# WHAT IS NEEDED
All the data must come back unchanged, except that pictures are left out.

# RAW DATA
────────
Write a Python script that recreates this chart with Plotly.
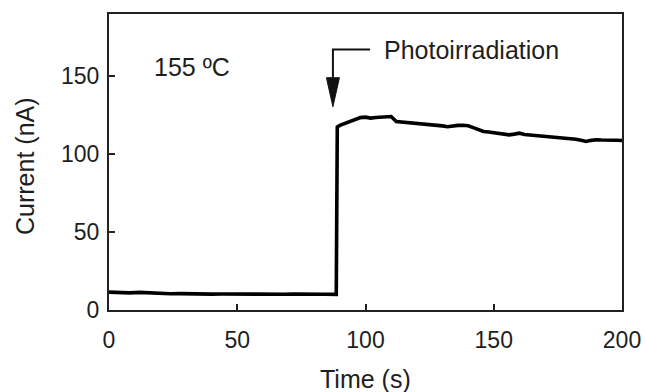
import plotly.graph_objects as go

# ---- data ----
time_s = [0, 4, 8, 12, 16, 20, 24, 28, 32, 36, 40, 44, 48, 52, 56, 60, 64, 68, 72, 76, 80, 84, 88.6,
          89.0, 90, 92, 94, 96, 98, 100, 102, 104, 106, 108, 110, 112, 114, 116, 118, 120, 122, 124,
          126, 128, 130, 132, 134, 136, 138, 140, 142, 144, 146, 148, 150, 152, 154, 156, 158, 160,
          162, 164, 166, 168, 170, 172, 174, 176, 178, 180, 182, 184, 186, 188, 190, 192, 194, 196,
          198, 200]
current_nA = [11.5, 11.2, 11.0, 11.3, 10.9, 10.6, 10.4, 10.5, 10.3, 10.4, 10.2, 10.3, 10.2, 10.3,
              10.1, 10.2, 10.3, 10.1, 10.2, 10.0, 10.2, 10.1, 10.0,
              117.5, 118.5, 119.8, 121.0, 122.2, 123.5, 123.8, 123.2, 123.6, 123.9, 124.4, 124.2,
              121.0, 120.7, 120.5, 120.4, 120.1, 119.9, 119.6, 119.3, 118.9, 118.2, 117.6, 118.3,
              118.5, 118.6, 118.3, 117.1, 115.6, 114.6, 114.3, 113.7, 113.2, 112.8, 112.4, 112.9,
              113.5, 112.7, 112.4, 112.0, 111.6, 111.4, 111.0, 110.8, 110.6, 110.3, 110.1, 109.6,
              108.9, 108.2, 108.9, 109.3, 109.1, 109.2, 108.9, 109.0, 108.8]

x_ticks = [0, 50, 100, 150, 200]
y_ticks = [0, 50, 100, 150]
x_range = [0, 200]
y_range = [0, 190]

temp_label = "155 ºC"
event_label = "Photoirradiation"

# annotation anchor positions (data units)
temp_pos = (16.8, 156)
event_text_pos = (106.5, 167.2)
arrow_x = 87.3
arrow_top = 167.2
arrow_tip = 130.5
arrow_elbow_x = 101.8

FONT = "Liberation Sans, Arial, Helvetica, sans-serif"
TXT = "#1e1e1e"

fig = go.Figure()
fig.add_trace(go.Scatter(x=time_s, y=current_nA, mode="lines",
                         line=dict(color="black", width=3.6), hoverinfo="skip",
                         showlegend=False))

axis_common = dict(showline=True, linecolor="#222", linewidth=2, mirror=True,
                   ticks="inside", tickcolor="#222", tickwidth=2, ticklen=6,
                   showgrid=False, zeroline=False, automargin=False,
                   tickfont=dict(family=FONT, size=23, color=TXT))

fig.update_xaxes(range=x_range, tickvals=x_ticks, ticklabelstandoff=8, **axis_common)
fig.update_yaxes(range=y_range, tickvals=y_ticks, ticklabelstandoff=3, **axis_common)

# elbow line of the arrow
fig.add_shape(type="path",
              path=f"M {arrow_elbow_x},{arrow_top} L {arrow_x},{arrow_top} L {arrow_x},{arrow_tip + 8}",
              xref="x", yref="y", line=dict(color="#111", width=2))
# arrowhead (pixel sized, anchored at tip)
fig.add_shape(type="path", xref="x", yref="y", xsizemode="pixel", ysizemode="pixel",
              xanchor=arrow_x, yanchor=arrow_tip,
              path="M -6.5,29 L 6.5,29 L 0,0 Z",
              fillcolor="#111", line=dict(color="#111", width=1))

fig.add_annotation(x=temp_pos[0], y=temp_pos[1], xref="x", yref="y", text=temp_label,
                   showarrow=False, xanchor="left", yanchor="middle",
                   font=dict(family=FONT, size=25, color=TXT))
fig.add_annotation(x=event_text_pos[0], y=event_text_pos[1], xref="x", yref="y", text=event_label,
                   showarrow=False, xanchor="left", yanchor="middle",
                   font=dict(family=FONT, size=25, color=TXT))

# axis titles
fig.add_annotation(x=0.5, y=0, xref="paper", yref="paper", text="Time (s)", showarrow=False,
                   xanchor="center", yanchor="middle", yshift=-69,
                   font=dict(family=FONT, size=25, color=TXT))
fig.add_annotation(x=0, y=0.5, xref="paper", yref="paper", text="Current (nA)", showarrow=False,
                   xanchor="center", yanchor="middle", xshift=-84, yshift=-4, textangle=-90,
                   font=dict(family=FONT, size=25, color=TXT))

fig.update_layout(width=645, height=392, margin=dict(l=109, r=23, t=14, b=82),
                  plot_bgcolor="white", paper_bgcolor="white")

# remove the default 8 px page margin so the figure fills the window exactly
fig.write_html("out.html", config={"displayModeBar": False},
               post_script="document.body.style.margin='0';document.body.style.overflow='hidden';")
────────
# RESPONSE TO THIS EXERCISE
Write a Python script that recreates this chart with Plotly.
import plotly.graph_objects as go

# ---- data ----
time_s = [0, 4, 8, 12, 16, 20, 24, 28, 32, 36, 40, 44, 48, 52, 56, 60, 64, 68, 72, 76, 80, 84, 88.6,
          89.0, 90, 92, 94, 96, 98, 100, 102, 104, 106, 108, 110, 112, 114, 116, 118, 120, 122, 124,
          126, 128, 130, 132, 134, 136, 138, 140, 142, 144, 146, 148, 150, 152, 154, 156, 158, 160,
          162, 164, 166, 168, 170, 172, 174, 176, 178, 180, 182, 184, 186, 188, 190, 192, 194, 196,
          198, 200]
current_nA = [11.5, 11.2, 11.0, 11.3, 10.9, 10.6, 10.4, 10.5, 10.3, 10.4, 10.2, 10.3, 10.2, 10.3,
              10.1, 10.2, 10.3, 10.1, 10.2, 10.0, 10.2, 10.1, 10.0,
              117.5, 118.5, 119.8, 121.0, 122.2, 123.5, 123.8, 123.2, 123.6, 123.9, 124.4, 124.2,
              121.0, 120.7, 120.5, 120.4, 120.1, 119.9, 119.6, 119.3, 118.9, 118.2, 117.6, 118.3,
              118.5, 118.6, 118.3, 117.1, 115.6, 114.6, 114.3, 113.7, 113.2, 112.8, 112.4, 112.9,
              113.5, 112.7, 112.4, 112.0, 111.6, 111.4, 111.0, 110.8, 110.6, 110.3, 110.1, 109.6,
              108.9, 108.2, 108.9, 109.3, 109.1, 109.2, 108.9, 109.0, 108.8]

x_ticks = [0, 50, 100, 150, 200]
y_ticks = [0, 50, 100, 150]
x_range = [0, 200]
y_range = [0, 190]

temp_label = "155 ºC"
event_label = "Photoirradiation"

# annotation anchor positions (data units)
temp_pos = (16.8, 156)
event_text_pos = (106.5, 167.2)
arrow_x = 87.3
arrow_top = 167.2
arrow_tip = 130.5
arrow_elbow_x = 101.8

FONT = "Liberation Sans, Arial, Helvetica, sans-serif"
TXT = "#1e1e1e"

fig = go.Figure()
fig.add_trace(go.Scatter(x=time_s, y=current_nA, mode="lines",
                         line=dict(color="black", width=3.6), hoverinfo="skip",
                         showlegend=False))

axis_common = dict(showline=True, linecolor="#222", linewidth=2, mirror=True,
                   ticks="inside", tickcolor="#222", tickwidth=2, ticklen=6,
                   showgrid=False, zeroline=False, automargin=False,
                   tickfont=dict(family=FONT, size=23, color=TXT))

fig.update_xaxes(range=x_range, tickvals=x_ticks, ticklabelstandoff=8, **axis_common)
fig.update_yaxes(range=y_range, tickvals=y_ticks, ticklabelstandoff=3, **axis_common)

# elbow line of the arrow
fig.add_shape(type="path",
              path=f"M {arrow_elbow_x},{arrow_top} L {arrow_x},{arrow_top} L {arrow_x},{arrow_tip + 8}",
              xref="x", yref="y", line=dict(color="#111", width=2))
# arrowhead (pixel sized, anchored at tip)
fig.add_shape(type="path", xref="x", yref="y", xsizemode="pixel", ysizemode="pixel",
              xanchor=arrow_x, yanchor=arrow_tip,
              path="M -6.5,29 L 6.5,29 L 0,0 Z",
              fillcolor="#111", line=dict(color="#111", width=1))

fig.add_annotation(x=temp_pos[0], y=temp_pos[1], xref="x", yref="y", text=temp_label,
                   showarrow=False, xanchor="left", yanchor="middle",
                   font=dict(family=FONT, size=25, color=TXT))
fig.add_annotation(x=event_text_pos[0], y=event_text_pos[1], xref="x", yref="y", text=event_label,
                   showarrow=False, xanchor="left", yanchor="middle",
                   font=dict(family=FONT, size=25, color=TXT))

# axis titles
fig.add_annotation(x=0.5, y=0, xref="paper", yref="paper", text="Time (s)", showarrow=False,
                   xanchor="center", yanchor="middle", yshift=-69,
                   font=dict(family=FONT, size=25, color=TXT))
fig.add_annotation(x=0, y=0.5, xref="paper", yref="paper", text="Current (nA)", showarrow=False,
                   xanchor="center", yanchor="middle", xshift=-84, yshift=-4, textangle=-90,
                   font=dict(family=FONT, size=25, color=TXT))

fig.update_layout(width=645, height=392, margin=dict(l=109, r=23, t=14, b=82),
                  plot_bgcolor="white", paper_bgcolor="white")

# remove the default 8 px page margin so the figure fills the window exactly
fig.write_html("out.html", config={"displayModeBar": False},
               post_script="document.body.style.margin='0';document.body.style.overflow='hidden';")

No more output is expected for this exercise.